MEXICO CITY — A Catholic shelter on the Mexico-Guatemala border has been assisting busloads of migrants who are being expelled from the United States to southern Mexico, then transported to Guatemala and dropped in a jungle town.
Juan Pablo Saquí, spokesman for the Belen migrant shelter in the Guatemalan border town of El Ceibo, said as many as nine buses daily have arrived at the Mexico-Guatemala crossing. The buses carry migrants who were flown from Texas to Villahermosa, Mexico, then taken 160 miles to El Ceibo, in a remote part of the Petén jungle region.
“Mexican migration authorities say to them, ‘In Guatemala … there’s another bus to take you directly to your countries or place of origin,'” Saquí said. “But when they come here, there’s nothing.”
Saquí says the arrivals at his shelter — which can host 70 people at a time — are from Central American countries. Migrants with money purchase transportation to Guatemala City, some 390 miles to the southwest, while others without funds spend time at the shelter until they can pay their passage.
The U.S. government has started sending migrants and asylum-seekers — expelled under Title 42 public health orders, imposed during the pandemic — to southern Mexico, where Mexican officials take them to the border with neighboring Guatemala.

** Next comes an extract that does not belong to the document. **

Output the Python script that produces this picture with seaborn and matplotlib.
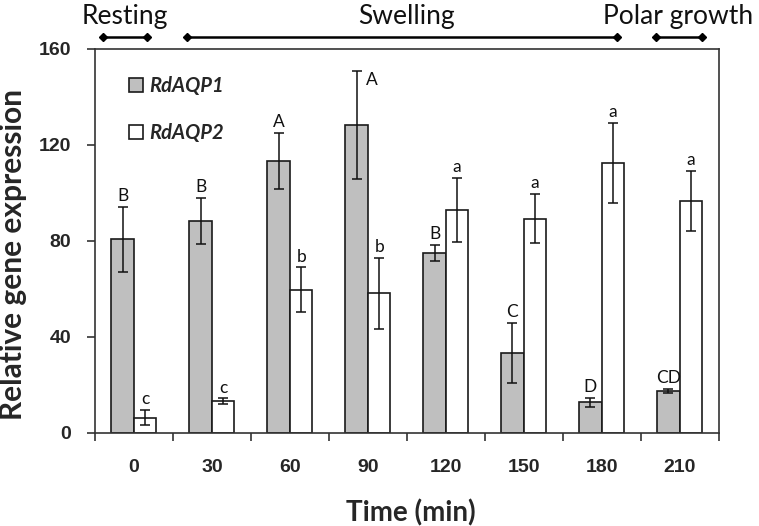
import numpy as np
import pandas as pd
import matplotlib.pyplot as plt
import seaborn as sns

times = ['0', '30', '60', '90', '120', '150', '180', '210']
genes = ['RdAQP1', 'RdAQP2']

aqp1_mean = [80.7, 88.3, 113.4, 128.3, 75.0, 33.3, 12.7, 17.5]
aqp1_err = [13.5, 9.5, 11.6, 22.7, 3.3, 12.6, 2.0, 1.0]
aqp1_letters = ['B', 'B', 'A', 'A', 'B', 'C', 'D', 'CD']

aqp2_mean = [6.3, 13.2, 59.7, 58.2, 92.8, 89.3, 112.4, 96.7]
aqp2_err = [3.2, 1.2, 9.3, 14.8, 13.4, 10.3, 16.7, 12.6]
aqp2_letters = ['c', 'c', 'b', 'b', 'a', 'a', 'a', 'a']

phases = ['Resting', 'Swelling', 'Polar growth']
phase_spans = [(-0.40, 0.17), (0.68, 6.20), (6.69, 7.28)]
phase_text_x = [-0.11, 3.49, 6.98]

df = pd.DataFrame({
    'Time': times * 2,
    'Gene': [genes[0]] * len(times) + [genes[1]] * len(times),
    'Expression': aqp1_mean + aqp2_mean,
})

sns.set_theme(style='white')
plt.rcParams['font.family'] = ['Liberation Sans', 'DejaVu Sans']

fig = plt.figure(figsize=(7.59, 5.26), dpi=100)
ax = fig.add_axes([0.125, 0.177, 0.822, 0.730])

sns.barplot(
    data=df, x='Time', y='Expression', hue='Gene',
    palette=['#bfbfbf', 'white'], width=0.58,
    edgecolor='#1a1a1a', linewidth=1.2, errorbar=None, ax=ax
)

letter_font = dict(family='Lato', fontsize=12.5, color='#111111')
errs = [aqp1_err, aqp2_err]
letters = [aqp1_letters, aqp2_letters]
for ci, cont in enumerate(ax.containers[:2]):
    xs = [b.get_x() + b.get_width() / 2 for b in cont]
    ys = [b.get_height() for b in cont]
    ax.errorbar(xs, ys, yerr=errs[ci], fmt='none', ecolor='#111111',
                elinewidth=1.1, capsize=3.5, capthick=1.1, zorder=5)
    for i, (x, y) in enumerate(zip(xs, ys)):
        top = y + errs[ci][i]
        if ci == 0 and i == 3:
            ax.annotate(letters[ci][i], (x, top), xytext=(11, -1),
                        textcoords='offset points', ha='center', va='top', **letter_font)
        else:
            ax.annotate(letters[ci][i], (x, top), xytext=(0, 2),
                        textcoords='offset points', ha='center', va='bottom', **letter_font)

ax.set_ylim(0, 160)
ax.set_xlim(-0.5, 7.5)
ax.set_yticks([0, 40, 80, 120, 160])
ax.set_xticks(range(len(times)))
ax.set_xticklabels(times)
ax.set_xticks(np.arange(-0.5, len(times), 1), minor=True)
ax.tick_params(axis='x', which='major', length=0, pad=19, labelsize=14)
ax.tick_params(axis='x', which='minor', length=6, width=1.2, direction='out',
               bottom=True, color='#333333')
ax.tick_params(axis='y', length=6, width=1.2, direction='out', left=True,
               pad=11, labelsize=14, color='#333333')
for lab in ax.get_xticklabels() + ax.get_yticklabels():
    lab.set_fontweight('bold')

for s in ax.spines.values():
    s.set_visible(True)
    s.set_color('#333333')
    s.set_linewidth(1.2)

ax.set_xlabel('Time (min)', fontsize=20, fontweight='bold', family='Lato')
ax.set_ylabel('Relative gene expression', fontsize=21.5, fontweight='bold', family='Lato')
ax.xaxis.set_label_coords(0.506, -0.172)
ax.yaxis.set_label_coords(-0.108, 0.465)

leg = ax.legend(loc='upper left', bbox_to_anchor=(0.055, 0.93), frameon=False,
                handlelength=0.68, handleheight=0.68, handletextpad=0.3,
                labelspacing=1.35, borderpad=0, borderaxespad=0,
                prop=dict(family='Lato', weight='bold', style='italic', size=14.5))

for name, (x0, x1), tx in zip(phases, phase_spans, phase_text_x):
    ax.plot([x0, x1], [164.8, 164.8], color='black', lw=1.8, marker='D',
            markersize=4.5, clip_on=False)
    ax.text(tx, 170.5, name, ha='center', va='baseline', fontsize=19,
            family='Lato', color='#111111', clip_on=False)

fig.savefig('out.png', dpi=100)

Civil society and Catholic organizations working with migrants have documented Central Americans being flown from Texas to the cities of Villahermosa or Tapachula and immediately taken to the border.
Jesuit Father José Luis González said he first encountered the case of a Central American being sent to southern Mexico, then onward to Guatemala, July 11.
He said the U.S. government previously returned Central American migrants under a safe third-country agreement to Guatemala City, “where there is some infrastructure” to receive them.
“Now it’s much worse because they’re being taken to the jungle, to a village called El Ceibo, which has four houses,” he said.
The arrival of flights from McAllen, Texas, to Tapachula, starting Aug. 9, caught the attention of civil society groups and caused an outcry, said Father González, coordinator of the Jesuit Migrant Network, Central America and North America.
A Mexican human rights monitoring network, which includes several Catholic-run migrant shelters, said Aug. 11 the process violates the right to request asylum and risks the lives of people who need international protection.
The statement said a domestic flight arrived Aug. 10 in Tapachula “with persons held in migration centers in central and northern Mexico. From the testimonies collected, these persons detained in the country were explicitly denied, including with insults, the possibility of seeking asylum in Mexico by (Mexican immigration.)”
Families and children were among the migrants being bused to the Guatemalan border, the statement added.
Alejandro Mayorkas, secretary of the U.S. Department of Homeland Security, confirmed the policy Aug. 12, saying “Our expulsion flights are now increasingly moving into the interior of Mexico, so return … is not as easy. We are doing so in collaboration with Mexico.”
Mexican officials have not commented on the flights. Mexican migrants — not Central Americans — have previously been returned to Mexican cities far from the U.S. border.
The removals come as the U.S. authorities detain record numbers of migrants along the southwestern border. More than 212,600 migrants — the highest monthly total in 21 years — were detained in July, according to U.S. Customs and Border Protection.
The U.S. government has turned to Mexico in recent years to slow the stream of migrants traveling through the country toward the U.S. border.